Unless the IPCC report writers want the same set of folks (journalists and government scientific advisers) to re-interpret the report for policy makers, the SPM needs renaming to SCS (Summary for Climate Scientists) and a real SPM writing that clearly shows how the choices we make about emissions reductions will affect the outcome in 50, 100 and 200 years.
It seems to me that much of the discussion following the release of the Fourth Assessment SPM has been about the prospects for sea level rise. However, as far as I know, even in the worst-case scenarios sea level rise would be expected to take many decades at least. Clearly that is a huge challenge given the major cities all over the world that would be affected, but sea level rise is not something that is going to be a sudden catastrophe, as in the global warming fantasy movie The Day After Tomorrow.

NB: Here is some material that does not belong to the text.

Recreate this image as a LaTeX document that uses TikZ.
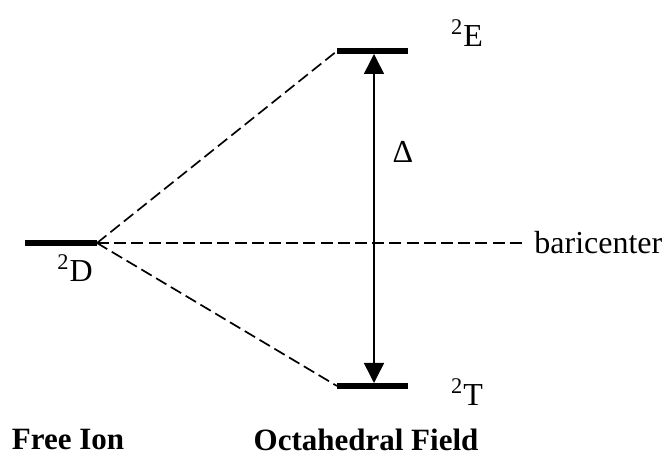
\documentclass[tikz,border=0pt]{standalone}
\usepackage{fontspec}
\setmainfont{Liberation Serif}
\usepackage{tikz}
\usetikzlibrary{arrows.meta,positioning}
\tikzset{
  level/.style={line width=2.6pt},
  split/.style={dash pattern=on 6pt off 2.6pt,line width=0.85pt},
  lbl/.style={font=\fontsize{16}{19}\selectfont,inner sep=0pt},
  foot/.style={font=\fontsize{15.5}{19}\selectfont\bfseries,inner sep=0pt}
}

\begin{document}
\begin{tikzpicture}[x=0.5pt,y=-0.5pt]
        \useasboundingbox (0,0) rectangle (668,458);
        % levels
        \coordinate (dL) at (25,243);  \coordinate (dR) at (97,243);
        \coordinate (eL) at (337,51);  \coordinate (eR) at (408,51);
        \coordinate (tL) at (337,386); \coordinate (tR) at (408,386);
        \coordinate (eM) at (374,51);  \coordinate (tM) at (374,386);
        \coordinate (bc) at (526,243);
        \draw[level] (dL)--(dR);
        \draw[level] (eL)--(eR);
        \draw[level] (tL)--(tR);
        % splitting
        \draw[split] (dR)--(eL);
        \draw[split] (dR)--(tL);
        \draw[split] (dR)--(bc);
        \draw[{Triangle[length=10pt,width=10pt]}-{Triangle[length=10pt,width=10pt]},line width=0.75pt]
          ([yshift=-1.5pt]eM)--([yshift=1.5pt]tM);
        % labels
        \node[lbl] (D) at (75,268) {\textsuperscript{2}D};
        \node[lbl] (E) at (467,33) {\textsuperscript{2}E};
        \node[lbl] (T) at (467,392) {\textsuperscript{2}T};
        \node[lbl] (gap) at (403,152) {Δ};
        \node[lbl,anchor=west] (bar) at (534,243) {baricenter};
        \node[foot] (free) at (68,440) {Free Ion};
        \node[foot] (oct) at (366,440) {Octahedral Field};
      \end{tikzpicture}
\end{document}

However, there is something that it seems to me could be a major sudden catastrophe: drought. Drought is the sort of “extreme weather event” that global warming might be expected to lead to, and unlike sea level rise, it could occur suddenly and without any advance warning.
Consider the drought that is currently affecting Australia. Now, imagine that a similarly intense, extreme, and prolonged (i.e. multi-year) drought hits the North American grain producing regions, and that perhaps simultaneously, other major grain producing regions of the world are also afflicted by drought. This could lead to mass starvation — the deaths of tens or hundreds of millions of people from starvation — within only a few years.
What does the science have to say about the possibility of such an event?
Lynn Vincentnathan wrote: “… I allow students to stick with their religious beliefs re evolution (which some feel is an extreme threat to all they hold dear in life) …”
Even more than that, for many people whose religious beliefs deny evolution, evolution is an extreme threat to their hopes of an afterlife. Thus evolution denies their hopes for immortality, and forces them to confront their own impermanence.